== WHAT IS EXPECTED ==
Write out the listing from the line with "Rebuild this chart" to the line with "const chart = echarts.init(document.getElementById('c'));", both lines included, exactly and nothing beyond. Leave pictures out.

== ENTRIES SHOWN ==
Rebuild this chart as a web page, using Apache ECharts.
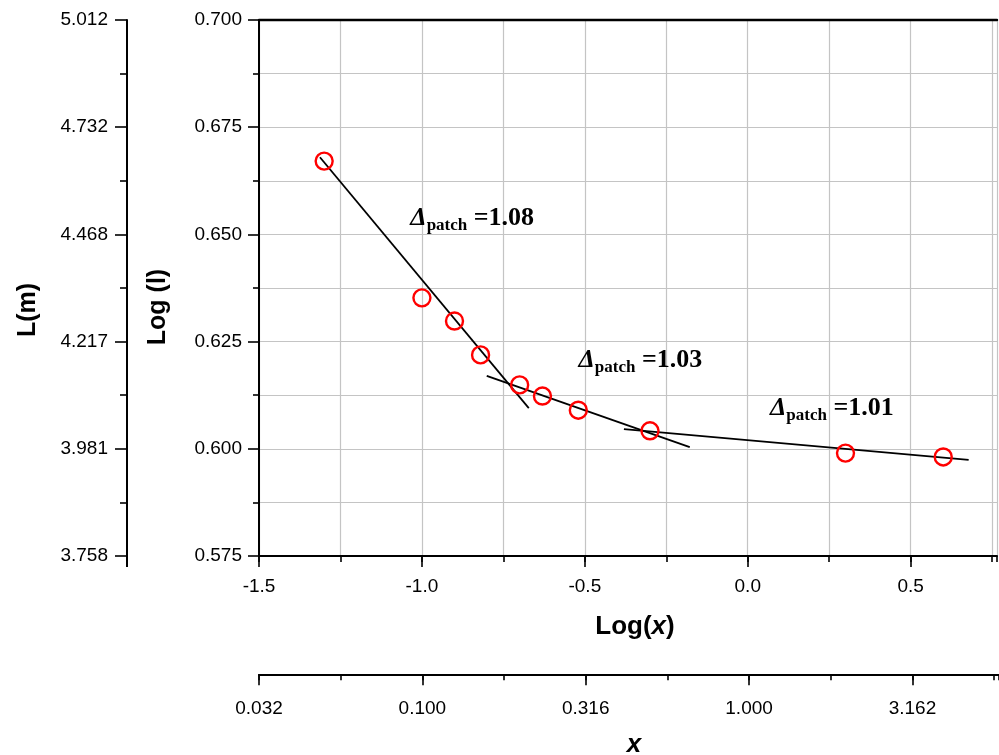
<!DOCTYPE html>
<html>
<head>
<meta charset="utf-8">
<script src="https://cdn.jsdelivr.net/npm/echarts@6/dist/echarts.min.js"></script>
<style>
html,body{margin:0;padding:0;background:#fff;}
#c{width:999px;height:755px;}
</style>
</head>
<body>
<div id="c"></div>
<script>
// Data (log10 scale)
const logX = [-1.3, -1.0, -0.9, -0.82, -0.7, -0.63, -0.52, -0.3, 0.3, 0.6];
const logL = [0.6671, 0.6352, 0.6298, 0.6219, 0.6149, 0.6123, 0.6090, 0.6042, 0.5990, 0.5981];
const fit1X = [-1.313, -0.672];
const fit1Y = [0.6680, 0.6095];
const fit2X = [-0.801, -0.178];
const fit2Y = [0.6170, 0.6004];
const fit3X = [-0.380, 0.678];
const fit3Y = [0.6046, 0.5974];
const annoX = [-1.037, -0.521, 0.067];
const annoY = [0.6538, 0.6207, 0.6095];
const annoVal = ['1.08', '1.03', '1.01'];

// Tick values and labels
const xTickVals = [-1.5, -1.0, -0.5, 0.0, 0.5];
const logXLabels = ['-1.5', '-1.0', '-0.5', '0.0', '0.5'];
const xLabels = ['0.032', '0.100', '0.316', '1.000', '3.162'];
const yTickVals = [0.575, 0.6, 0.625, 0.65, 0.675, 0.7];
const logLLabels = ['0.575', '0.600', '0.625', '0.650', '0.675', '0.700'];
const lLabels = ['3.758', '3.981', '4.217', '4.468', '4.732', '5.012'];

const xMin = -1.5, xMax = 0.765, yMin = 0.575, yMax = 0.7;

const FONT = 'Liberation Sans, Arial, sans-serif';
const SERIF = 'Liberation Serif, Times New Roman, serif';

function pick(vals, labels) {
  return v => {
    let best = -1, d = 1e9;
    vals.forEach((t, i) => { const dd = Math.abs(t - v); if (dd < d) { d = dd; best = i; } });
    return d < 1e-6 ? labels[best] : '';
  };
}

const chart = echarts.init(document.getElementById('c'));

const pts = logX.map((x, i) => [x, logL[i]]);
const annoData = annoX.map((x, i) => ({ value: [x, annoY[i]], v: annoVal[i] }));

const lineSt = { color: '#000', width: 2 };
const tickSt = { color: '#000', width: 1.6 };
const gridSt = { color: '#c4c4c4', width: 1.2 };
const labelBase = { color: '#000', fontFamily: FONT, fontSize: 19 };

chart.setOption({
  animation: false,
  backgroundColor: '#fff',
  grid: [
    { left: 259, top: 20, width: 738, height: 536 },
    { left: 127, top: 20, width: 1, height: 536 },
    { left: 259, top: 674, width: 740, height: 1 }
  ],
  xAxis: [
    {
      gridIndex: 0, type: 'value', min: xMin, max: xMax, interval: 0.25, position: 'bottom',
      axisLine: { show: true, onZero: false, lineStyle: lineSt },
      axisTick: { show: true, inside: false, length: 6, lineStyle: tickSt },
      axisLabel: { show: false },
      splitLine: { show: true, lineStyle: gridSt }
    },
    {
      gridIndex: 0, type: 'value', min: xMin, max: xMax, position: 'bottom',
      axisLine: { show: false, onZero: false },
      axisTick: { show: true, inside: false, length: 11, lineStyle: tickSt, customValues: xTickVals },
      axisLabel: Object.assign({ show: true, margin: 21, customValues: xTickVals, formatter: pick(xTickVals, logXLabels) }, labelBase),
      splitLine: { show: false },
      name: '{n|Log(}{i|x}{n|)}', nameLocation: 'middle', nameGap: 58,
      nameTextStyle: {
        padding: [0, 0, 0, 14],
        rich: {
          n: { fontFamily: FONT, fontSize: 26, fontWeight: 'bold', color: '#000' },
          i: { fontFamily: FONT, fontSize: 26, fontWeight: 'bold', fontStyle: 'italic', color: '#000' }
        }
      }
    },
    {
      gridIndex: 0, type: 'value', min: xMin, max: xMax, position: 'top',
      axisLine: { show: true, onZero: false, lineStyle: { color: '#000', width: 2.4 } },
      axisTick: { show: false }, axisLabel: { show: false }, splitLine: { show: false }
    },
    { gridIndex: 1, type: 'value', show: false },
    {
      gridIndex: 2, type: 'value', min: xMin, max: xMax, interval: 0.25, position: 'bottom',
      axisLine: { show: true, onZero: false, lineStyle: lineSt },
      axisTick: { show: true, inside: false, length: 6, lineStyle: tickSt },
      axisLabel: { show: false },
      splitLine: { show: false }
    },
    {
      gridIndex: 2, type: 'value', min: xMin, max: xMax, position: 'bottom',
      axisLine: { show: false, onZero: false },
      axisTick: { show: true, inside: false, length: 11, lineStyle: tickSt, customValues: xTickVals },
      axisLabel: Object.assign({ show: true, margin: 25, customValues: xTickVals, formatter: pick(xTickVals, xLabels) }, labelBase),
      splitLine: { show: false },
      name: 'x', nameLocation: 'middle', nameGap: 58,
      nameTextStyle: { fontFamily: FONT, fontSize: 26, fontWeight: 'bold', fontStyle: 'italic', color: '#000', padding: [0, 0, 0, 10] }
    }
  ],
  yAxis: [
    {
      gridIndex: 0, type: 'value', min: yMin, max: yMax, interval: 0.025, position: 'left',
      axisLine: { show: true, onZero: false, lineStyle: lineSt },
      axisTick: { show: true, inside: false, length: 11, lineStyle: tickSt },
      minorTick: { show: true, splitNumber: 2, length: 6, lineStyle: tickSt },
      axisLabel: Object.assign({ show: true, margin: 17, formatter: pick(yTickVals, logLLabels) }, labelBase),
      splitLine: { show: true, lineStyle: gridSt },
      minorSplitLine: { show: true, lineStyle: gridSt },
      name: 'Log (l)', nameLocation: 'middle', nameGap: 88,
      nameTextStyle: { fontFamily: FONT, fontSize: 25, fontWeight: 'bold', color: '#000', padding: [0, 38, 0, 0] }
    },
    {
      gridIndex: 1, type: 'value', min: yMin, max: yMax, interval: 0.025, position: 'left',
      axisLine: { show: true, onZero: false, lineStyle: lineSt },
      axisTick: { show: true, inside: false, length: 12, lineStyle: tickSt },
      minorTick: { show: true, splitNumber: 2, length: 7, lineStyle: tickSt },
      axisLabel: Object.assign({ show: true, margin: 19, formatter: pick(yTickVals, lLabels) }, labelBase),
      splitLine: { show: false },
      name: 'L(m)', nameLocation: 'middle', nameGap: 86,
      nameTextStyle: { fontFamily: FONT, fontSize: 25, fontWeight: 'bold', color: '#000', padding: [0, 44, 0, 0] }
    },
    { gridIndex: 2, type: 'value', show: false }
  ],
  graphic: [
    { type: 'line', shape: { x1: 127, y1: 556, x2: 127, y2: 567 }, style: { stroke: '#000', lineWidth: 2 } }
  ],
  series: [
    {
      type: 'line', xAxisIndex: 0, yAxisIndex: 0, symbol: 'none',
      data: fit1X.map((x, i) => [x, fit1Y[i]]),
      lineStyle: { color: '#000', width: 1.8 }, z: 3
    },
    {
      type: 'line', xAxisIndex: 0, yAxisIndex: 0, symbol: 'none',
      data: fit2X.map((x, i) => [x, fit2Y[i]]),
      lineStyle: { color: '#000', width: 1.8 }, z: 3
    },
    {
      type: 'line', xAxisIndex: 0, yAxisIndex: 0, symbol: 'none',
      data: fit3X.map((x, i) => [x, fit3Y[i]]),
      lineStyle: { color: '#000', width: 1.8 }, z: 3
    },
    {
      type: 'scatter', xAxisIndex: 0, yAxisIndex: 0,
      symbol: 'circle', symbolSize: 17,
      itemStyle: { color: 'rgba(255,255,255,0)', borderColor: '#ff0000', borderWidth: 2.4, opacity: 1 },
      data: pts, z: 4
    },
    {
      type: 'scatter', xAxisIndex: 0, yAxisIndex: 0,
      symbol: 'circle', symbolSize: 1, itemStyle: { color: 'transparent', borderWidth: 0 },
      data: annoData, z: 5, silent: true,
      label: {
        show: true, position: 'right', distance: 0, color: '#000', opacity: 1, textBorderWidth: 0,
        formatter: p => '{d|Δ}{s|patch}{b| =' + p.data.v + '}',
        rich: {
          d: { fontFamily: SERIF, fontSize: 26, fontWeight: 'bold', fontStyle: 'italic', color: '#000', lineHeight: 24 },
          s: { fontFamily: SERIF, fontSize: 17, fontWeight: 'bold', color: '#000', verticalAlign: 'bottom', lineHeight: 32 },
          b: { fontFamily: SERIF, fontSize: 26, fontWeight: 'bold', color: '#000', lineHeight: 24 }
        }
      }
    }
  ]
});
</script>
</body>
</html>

* * *

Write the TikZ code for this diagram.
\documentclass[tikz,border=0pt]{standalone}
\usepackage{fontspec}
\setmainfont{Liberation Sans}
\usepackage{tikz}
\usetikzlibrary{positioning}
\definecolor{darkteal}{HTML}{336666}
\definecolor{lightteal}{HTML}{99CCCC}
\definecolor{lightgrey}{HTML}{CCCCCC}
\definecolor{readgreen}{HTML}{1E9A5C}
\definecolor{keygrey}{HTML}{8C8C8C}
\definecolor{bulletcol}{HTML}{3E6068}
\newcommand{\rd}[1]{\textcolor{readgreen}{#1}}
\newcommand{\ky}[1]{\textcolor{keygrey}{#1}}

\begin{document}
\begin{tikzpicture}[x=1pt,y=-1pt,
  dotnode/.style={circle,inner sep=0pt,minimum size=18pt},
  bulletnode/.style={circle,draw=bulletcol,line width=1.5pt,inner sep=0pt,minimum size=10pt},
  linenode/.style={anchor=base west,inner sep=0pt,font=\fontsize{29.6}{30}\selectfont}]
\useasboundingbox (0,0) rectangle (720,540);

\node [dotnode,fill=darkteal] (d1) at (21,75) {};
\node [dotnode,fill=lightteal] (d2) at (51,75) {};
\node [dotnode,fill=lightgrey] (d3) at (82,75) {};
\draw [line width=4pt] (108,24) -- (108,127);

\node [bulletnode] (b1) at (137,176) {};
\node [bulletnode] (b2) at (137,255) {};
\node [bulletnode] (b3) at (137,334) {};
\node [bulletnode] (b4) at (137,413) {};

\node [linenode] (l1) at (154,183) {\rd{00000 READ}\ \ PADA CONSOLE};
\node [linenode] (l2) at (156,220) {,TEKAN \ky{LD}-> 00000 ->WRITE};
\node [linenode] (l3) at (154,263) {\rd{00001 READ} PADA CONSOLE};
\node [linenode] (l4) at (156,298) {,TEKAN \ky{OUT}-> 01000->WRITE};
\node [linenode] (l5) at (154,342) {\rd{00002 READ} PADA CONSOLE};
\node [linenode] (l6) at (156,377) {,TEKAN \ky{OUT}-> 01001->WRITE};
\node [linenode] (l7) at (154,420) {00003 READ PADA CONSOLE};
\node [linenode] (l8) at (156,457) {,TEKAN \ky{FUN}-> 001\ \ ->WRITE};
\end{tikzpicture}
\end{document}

== ANSWER IN FULL ==
Rebuild this chart as a web page, using Apache ECharts.
<!DOCTYPE html>
<html>
<head>
<meta charset="utf-8">
<script src="https://cdn.jsdelivr.net/npm/echarts@6/dist/echarts.min.js"></script>
<style>
html,body{margin:0;padding:0;background:#fff;}
#c{width:999px;height:755px;}
</style>
</head>
<body>
<div id="c"></div>
<script>
// Data (log10 scale)
const logX = [-1.3, -1.0, -0.9, -0.82, -0.7, -0.63, -0.52, -0.3, 0.3, 0.6];
const logL = [0.6671, 0.6352, 0.6298, 0.6219, 0.6149, 0.6123, 0.6090, 0.6042, 0.5990, 0.5981];
const fit1X = [-1.313, -0.672];
const fit1Y = [0.6680, 0.6095];
const fit2X = [-0.801, -0.178];
const fit2Y = [0.6170, 0.6004];
const fit3X = [-0.380, 0.678];
const fit3Y = [0.6046, 0.5974];
const annoX = [-1.037, -0.521, 0.067];
const annoY = [0.6538, 0.6207, 0.6095];
const annoVal = ['1.08', '1.03', '1.01'];

// Tick values and labels
const xTickVals = [-1.5, -1.0, -0.5, 0.0, 0.5];
const logXLabels = ['-1.5', '-1.0', '-0.5', '0.0', '0.5'];
const xLabels = ['0.032', '0.100', '0.316', '1.000', '3.162'];
const yTickVals = [0.575, 0.6, 0.625, 0.65, 0.675, 0.7];
const logLLabels = ['0.575', '0.600', '0.625', '0.650', '0.675', '0.700'];
const lLabels = ['3.758', '3.981', '4.217', '4.468', '4.732', '5.012'];

const xMin = -1.5, xMax = 0.765, yMin = 0.575, yMax = 0.7;

const FONT = 'Liberation Sans, Arial, sans-serif';
const SERIF = 'Liberation Serif, Times New Roman, serif';

function pick(vals, labels) {
  return v => {
    let best = -1, d = 1e9;
    vals.forEach((t, i) => { const dd = Math.abs(t - v); if (dd < d) { d = dd; best = i; } });
    return d < 1e-6 ? labels[best] : '';
  };
}

const chart = echarts.init(document.getElementById('c'));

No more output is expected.